“Mungkin habis ini, gua bisa terbang!” canda saya kepada seorang teman setelah berbagi beban rasa atas apa yang terjadi lebih dari sepekan terakhir.
Bulan ini adalah bulan terburuk sepanjang hidup saya. Corona? Bukan hanya itu. Di tengah pandemik Corona yang kian mengkhawatirkan, saya kehilangan ibu dengan cara yang begitu mengejutkan.
Oktober tahun lalu, akhirnya saya mampu menyelesaikan cicilan tabungan kehilangan akan kepergiaan ayah 4 tahun silam. Di matahari pagi yang menghangatkan Nuwara Eliya, saya duduk manis memandang Danau Gregory dari beranda hotel. Menuliskan kata-kata lega dan menutup buku pertanyaan saya dan menyudahi segala gelombang sesal yang tak punya muara.
Ringan.
Saya masih ingat jelas potongan kejadian tersebut lengkap dengan seulas senyum hangat dan perasaan bebasnya. Belum setahun, semesta menitipkan saya pelajaran baru yang harus saya cicil lagi. Pelajaran yang lebih berat di tengah kondisi yang tergolong kritis. “Gua kayaknya dimasukin kelas akselerasi ama Tuhan..” ujar saya sarkas ketika bercerita dengan seorang teman baik.
“Semoga kali ini lebih ringan karena sudah punya pengalaman.” ucap teman lain menguatkan. Ucapan yang dengan segera saya bantah. Karena jika ada hal yang berepetisi, namun tak membuatmu menjadi ahli maka kehilangan namanya. “Tak ada petunjuk untuk menghadapi kehilangan.” begitu ucap sobat lain yang juga baru kehilangan salah satu anggota keluarga 6 bulan silam.

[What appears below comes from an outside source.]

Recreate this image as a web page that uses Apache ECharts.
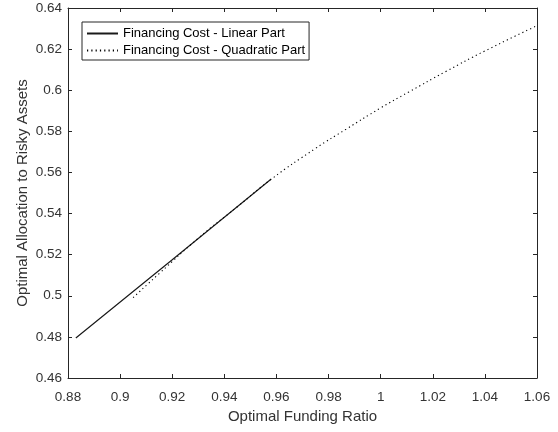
<!DOCTYPE html>
<html>
<head>
<meta charset="utf-8">
<script src="https://cdn.jsdelivr.net/npm/echarts@6/dist/echarts.min.js"></script>
<style>
  html, body { margin: 0; padding: 0; background: #fff; }
  #chart { width: 558px; height: 432px; }
</style>
</head>
<body>
<div id="chart"></div>
<script>
// Optimal allocation vs. optimal funding ratio, two financing-cost regimes
const linearFunding = [0.883, 0.92, 0.958];
const linearAllocation = [0.4795, 0.5175, 0.5568];

const quadFunding = [0.905, 0.915, 0.93, 0.945, 0.958, 0.975, 0.9867, 1.0, 1.0106, 1.025, 1.04, 1.06];
const quadAllocation = [0.4991, 0.5108, 0.528, 0.5433, 0.5567, 0.5717, 0.581, 0.5914, 0.599, 0.6091, 0.6191, 0.6314];

const seriesNames = ['Financing Cost - Linear Part', 'Financing Cost - Quadratic Part'];
const xTitle = 'Optimal Funding Ratio';
const yTitle = 'Optimal Allocation to Risky Assets';

const FONT = '"Liberation Sans", Arial, sans-serif';
const AXIS_COLOR = '#262626';
const LABEL_COLOR = '#333333';

function pairs(xs, ys) { return xs.map((x, i) => [x, ys[i]]); }

const xRange = { min: 0.88, max: 1.06, interval: 0.02 };
const yRange = { min: 0.46, max: 0.64, interval: 0.02 };

const lineCommon = { show: true, onZero: false, lineStyle: { color: AXIS_COLOR, width: 1 } };
const tickCommon = { show: true, inside: true, length: 4, lineStyle: { color: AXIS_COLOR, width: 1 } };
const labelCommon = { color: LABEL_COLOR, fontFamily: FONT, fontSize: 13.5 };

const chart = echarts.init(document.getElementById('chart'), null, { renderer: 'canvas' });
chart.setOption({
  animation: false,
  backgroundColor: '#ffffff',
  grid: { left: 68, right: 21, top: 8, bottom: 54, containLabel: false },
  legend: {
    orient: 'vertical',
    left: 82,
    top: 22,
    padding: [5, 4, 3, 4],
    itemWidth: 31,
    itemHeight: 14,
    itemGap: 4,
    borderColor: AXIS_COLOR,
    borderWidth: 1,
    backgroundColor: '#fff',
    itemStyle: { color: 'rgba(0,0,0,0)', borderWidth: 0, opacity: 0 },
    textStyle: { color: '#000', fontFamily: FONT, fontSize: 13 },
    data: seriesNames
  },
  xAxis: [
    Object.assign({
      type: 'value', position: 'bottom',
      name: xTitle, nameLocation: 'middle', nameGap: 31, nameMoveOverlap: false,
      nameTextStyle: { color: LABEL_COLOR, fontFamily: FONT, fontSize: 15 },
      axisLine: lineCommon, axisTick: tickCommon,
      axisLabel: Object.assign({ margin: 12 }, labelCommon),
      splitLine: { show: false }
    }, xRange),
    Object.assign({
      type: 'value', position: 'top',
      axisLine: lineCommon, axisTick: tickCommon,
      axisLabel: { show: false }, splitLine: { show: false }
    }, xRange)
  ],
  yAxis: [
    Object.assign({
      type: 'value', position: 'left',
      name: yTitle, nameLocation: 'middle', nameGap: 38, nameMoveOverlap: false,
      nameTextStyle: { color: LABEL_COLOR, fontFamily: FONT, fontSize: 15 },
      axisLine: lineCommon, axisTick: tickCommon,
      axisLabel: Object.assign({ margin: 6 }, labelCommon),
      splitLine: { show: false }
    }, yRange),
    Object.assign({
      type: 'value', position: 'right',
      axisLine: lineCommon, axisTick: tickCommon,
      axisLabel: { show: false }, splitLine: { show: false }
    }, yRange)
  ],
  series: [
    {
      name: seriesNames[0], type: 'line', xAxisIndex: 0, yAxisIndex: 0,
      data: pairs(linearFunding, linearAllocation),
      symbol: 'none', showSymbol: false, smooth: false,
      lineStyle: { color: '#1a1a1a', width: 1.2, type: 'solid' },
      itemStyle: { color: '#1a1a1a' }
    },
    {
      name: seriesNames[1], type: 'line', xAxisIndex: 0, yAxisIndex: 0,
      data: pairs(quadFunding, quadAllocation),
      symbol: 'none', showSymbol: false, smooth: true,
      lineStyle: { color: '#000', width: 1.1, type: [1.2, 3.1] },
      itemStyle: { color: '#000' }
    }
  ]
});
</script>
</body>
</html>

Satu-satunya yang berbeda saat ini adalah saya tau persis apa yang harus saya cicil. porsi terbesar dari kehilangan adalah rasa bersalah, penyesalan. Pun katanya, penyesalan adalah manifestasi dari kehilangan.
Dear friend, life is fragile.
PS: Di tengah pandemik Corona, mungkin ini waktu yang tepat untuk menilik lagi hal-hal kecil yang selama ini kita terima tanpa pamrih. Again, life is fragile. Indeed. Just like a magican, our soul can gone just in a blink.